(Set problem) Retype the opening lines of the data exactly, stopping after the line that contains "const svg = d3.select('svg');". Skip every picture.

(Raw data)
========

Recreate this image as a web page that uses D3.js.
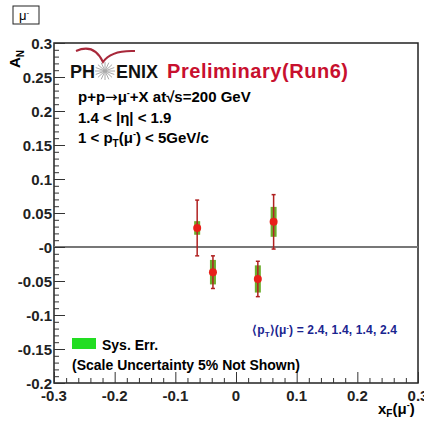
<!DOCTYPE html>
<html>
<head>
<meta charset="utf-8">
<script src="https://cdn.jsdelivr.net/npm/d3@7"></script>
<style>
  body { margin: 0; background: #fff; }
  text { font-family: 'Liberation Sans', Arial, sans-serif; font-weight: bold; }
</style>
</head>
<body>
<svg width="424" height="427"></svg>
<script>
const width = 424, height = 427;

// data
const xF      = [-0.064, -0.038, 0.036, 0.062];
const AN      = [0.028, -0.037, -0.047, 0.037];
const statErr = [0.041, 0.024, 0.026, 0.040];
const sysErr  = [0.010, 0.018, 0.020, 0.022];
const meanPt  = [2.4, 1.4, 1.4, 2.4];

const yTicks = [0.3, 0.25, 0.2, 0.15, 0.1, 0.05, 0, -0.05, -0.1, -0.15, -0.2];
const yTickLabels = ['0.3', '0.25', '0.2', '0.15', '0.1', '0.05', '-0', '-0.05', '-0.1', '-0.15', '-0.2'];
const xTicks = [-0.3, -0.2, -0.1, 0, 0.1, 0.2, 0.3];
const xTickLabels = ['-0.3', '-0.2', '-0.1', '0', '0.1', '0.2', '0.3'];

const svg = d3.select('svg');

const x = d3.scaleLinear().domain([-0.3, 0.3]).range([54, 418]);
const y = d3.scaleLinear().domain([-0.2, 0.3]).range([383, 43]);

// frame
svg.append('rect')
    .attr('x', x(-0.3)).attr('y', y(0.3))
    .attr('width', x(0.3) - x(-0.3)).attr('height', y(-0.2) - y(0.3))
    .attr('fill', 'none').attr('stroke', '#222').attr('stroke-width', 1.5);

// zero line
svg.append('line')
    .attr('x1', x(-0.3)).attr('x2', x(0.3))
    .attr('y1', y(0)).attr('y2', y(0))
    .attr('stroke', '#777').attr('stroke-width', 2);

// y axis ticks (inward)
const yAxis = d3.axisRight(y).tickValues(d3.range(-0.2, 0.3001, 0.01)).tickFormat('').tickSizeOuter(0);
const gy = svg.append('g').attr('transform', `translate(${x(-0.3)},0)`).call(yAxis);
gy.select('.domain').remove();
gy.selectAll('.tick line').attr('stroke', '#333')
    .attr('x2', d => Math.abs(Math.round(d * 100) % 5) === 0 ? 11 : 5);

svg.selectAll('.ylab')
    .data(yTicks)
    .enter()
    .append('text')
    .attr('x', 52)
    .attr('y', d => y(d) + 5.5)
    .attr('text-anchor', 'end')
    .style('font-size', '15px')
    .attr('fill', '#222')
    .text((d, i) => yTickLabels[i]);

// x axis ticks (inward)
const xAxis = d3.axisTop(x).tickValues(d3.range(-0.3, 0.3001, 0.02)).tickFormat('').tickSizeOuter(0);
const gx = svg.append('g').attr('transform', `translate(0,${y(-0.2)})`).call(xAxis);
gx.select('.domain').remove();
gx.selectAll('.tick line').attr('stroke', '#333')
    .attr('y2', d => Math.abs(Math.round(d * 100) % 10) === 0 ? -11 : -5);

svg.selectAll('.xlab')
    .data(xTicks)
    .enter()
    .append('text')
    .attr('x', d => x(d))
    .attr('y', 401)
    .attr('text-anchor', 'middle')
    .style('font-size', '15px')
    .attr('fill', '#222')
    .text((d, i) => xTickLabels[i]);

// axis titles
svg.append('text')
    .attr('transform', 'translate(20,59) rotate(-90)')
    .attr('text-anchor', 'middle')
    .style('font-size', '15px')
    .html('A<tspan dy="4" style="font-size:10px">N</tspan>');

svg.append('text')
    .attr('x', 378).attr('y', 414)
    .style('font-size', '15px')
    .html('x<tspan dy="3" style="font-size:10px">F</tspan><tspan dy="-3">(μ</tspan><tspan dy="-6" style="font-size:9px">-</tspan><tspan dy="6">)</tspan>');

// mu- box
svg.append('rect')
    .attr('x', 13).attr('y', 6).attr('width', 26).attr('height', 18)
    .attr('fill', '#fff').attr('stroke', '#222').attr('stroke-width', 1);
svg.append('text')
    .attr('x', 19).attr('y', 20)
    .style('font-size', '13px').style('font-weight', 'normal')
    .html('μ<tspan dy="-5" style="font-size:8px">-</tspan>');

// PHENIX logo
svg.append('path')
    .attr('d', 'M76,51 Q94,43 103,62 Q111,50 135,51')
    .attr('fill', 'none').attr('stroke', '#a8283a').attr('stroke-width', 2);
svg.append('text')
    .attr('x', 70).attr('y', 78)
    .style('font-size', '18px')
    .attr('fill', '#111')
    .text('PH');
const star = svg.append('g').attr('transform', 'translate(105,71)');
d3.range(16).forEach(i => {
    const a = i * Math.PI / 8;
    star.append('line')
        .attr('x1', 0).attr('y1', 0)
        .attr('x2', 10 * Math.cos(a)).attr('y2', 9 * Math.sin(a))
        .attr('stroke', '#aaa').attr('stroke-width', 1);
});
svg.append('text')
    .attr('x', 116).attr('y', 78)
    .style('font-size', '18px')
    .attr('fill', '#111')
    .text('ENIX');
svg.append('text')
    .attr('x', 167).attr('y', 78)
    .style('font-size', '20px')
    .attr('textLength', 181)
    .attr('fill', '#c8102e')
    .text('Preliminary(Run6)');

// process text
svg.append('text')
    .attr('x', 78).attr('y', 102)
    .style('font-size', '15px')
    .html('p+p<tspan style="font-family:DejaVu Sans;font-weight:normal">→</tspan>μ<tspan dy="-6" style="font-size:9px">-</tspan><tspan dy="6">+X at√s=200 GeV</tspan>');
svg.append('text')
    .attr('x', 78).attr('y', 123)
    .style('font-size', '15px')
    .text('1.4 < |η| < 1.9');
svg.append('text')
    .attr('x', 78).attr('y', 143)
    .style('font-size', '15px')
    .html('1 < p<tspan dy="4" style="font-size:10px">T</tspan><tspan dy="-4">(μ</tspan><tspan dy="-6" style="font-size:9px">-</tspan><tspan dy="6">) < 5GeV/c</tspan>');

// data points
const pts = svg.selectAll('.pt')
    .data(xF.map((d, i) => ({ x: d, y: AN[i], stat: statErr[i], sys: sysErr[i] })))
    .enter()
    .append('g');

pts.append('rect') // sys band
    .attr('x', d => x(d.x) - 3)
    .attr('width', 6)
    .attr('y', d => y(d.y + d.sys))
    .attr('height', d => y(d.y - d.sys) - y(d.y + d.sys))
    .attr('fill', '#6cae2c');

pts.append('line') // stat err
    .attr('x1', d => x(d.x)).attr('x2', d => x(d.x))
    .attr('y1', d => y(d.y + d.stat)).attr('y2', d => y(d.y - d.stat))
    .attr('stroke', '#b02020').attr('stroke-width', 1.5);

pts.each(function (d) {
    [d.y + d.stat, d.y - d.stat].forEach(v => {
        d3.select(this).append('line')
            .attr('x1', x(d.x) - 2).attr('x2', x(d.x) + 2)
            .attr('y1', y(v)).attr('y2', y(v))
            .attr('stroke', '#b02020').attr('stroke-width', 1.5);
    });
});

pts.append('circle')
    .attr('cx', d => x(d.x)).attr('cy', d => y(d.y))
    .attr('r', 4)
    .attr('fill', '#e8201a');

// mean pT note
svg.append('text')
    .attr('x', 252).attr('y', 334)
    .style('font-size', '12px')
    .attr('textLength', 145)
    .attr('fill', '#1a2590')
    .html('⟨p<tspan dy="3" style="font-size:8px">T</tspan><tspan dy="-3">⟩(μ</tspan><tspan dy="-4" style="font-size:7px">-</tspan><tspan dy="4">) = ' + meanPt.join(', ') + '</tspan>');

// legend
svg.append('rect')
    .attr('x', 72).attr('y', 338).attr('width', 24).attr('height', 11)
    .attr('fill', '#22dd22');
svg.append('text')
    .attr('x', 102).attr('y', 350)
    .style('font-size', '14px')
    .text('Sys. Err.');
svg.append('text')
    .attr('x', 72).attr('y', 370)
    .style('font-size', '14px')
    .text('(Scale Uncertainty 5% Not Shown)');
</script>
</body>
</html>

========

(Full response)
Recreate this image as a web page that uses D3.js.
<!DOCTYPE html>
<html>
<head>
<meta charset="utf-8">
<script src="https://cdn.jsdelivr.net/npm/d3@7"></script>
<style>
  body { margin: 0; background: #fff; }
  text { font-family: 'Liberation Sans', Arial, sans-serif; font-weight: bold; }
</style>
</head>
<body>
<svg width="424" height="427"></svg>
<script>
const width = 424, height = 427;

// data
const xF      = [-0.064, -0.038, 0.036, 0.062];
const AN      = [0.028, -0.037, -0.047, 0.037];
const statErr = [0.041, 0.024, 0.026, 0.040];
const sysErr  = [0.010, 0.018, 0.020, 0.022];
const meanPt  = [2.4, 1.4, 1.4, 2.4];

const yTicks = [0.3, 0.25, 0.2, 0.15, 0.1, 0.05, 0, -0.05, -0.1, -0.15, -0.2];
const yTickLabels = ['0.3', '0.25', '0.2', '0.15', '0.1', '0.05', '-0', '-0.05', '-0.1', '-0.15', '-0.2'];
const xTicks = [-0.3, -0.2, -0.1, 0, 0.1, 0.2, 0.3];
const xTickLabels = ['-0.3', '-0.2', '-0.1', '0', '0.1', '0.2', '0.3'];

const svg = d3.select('svg');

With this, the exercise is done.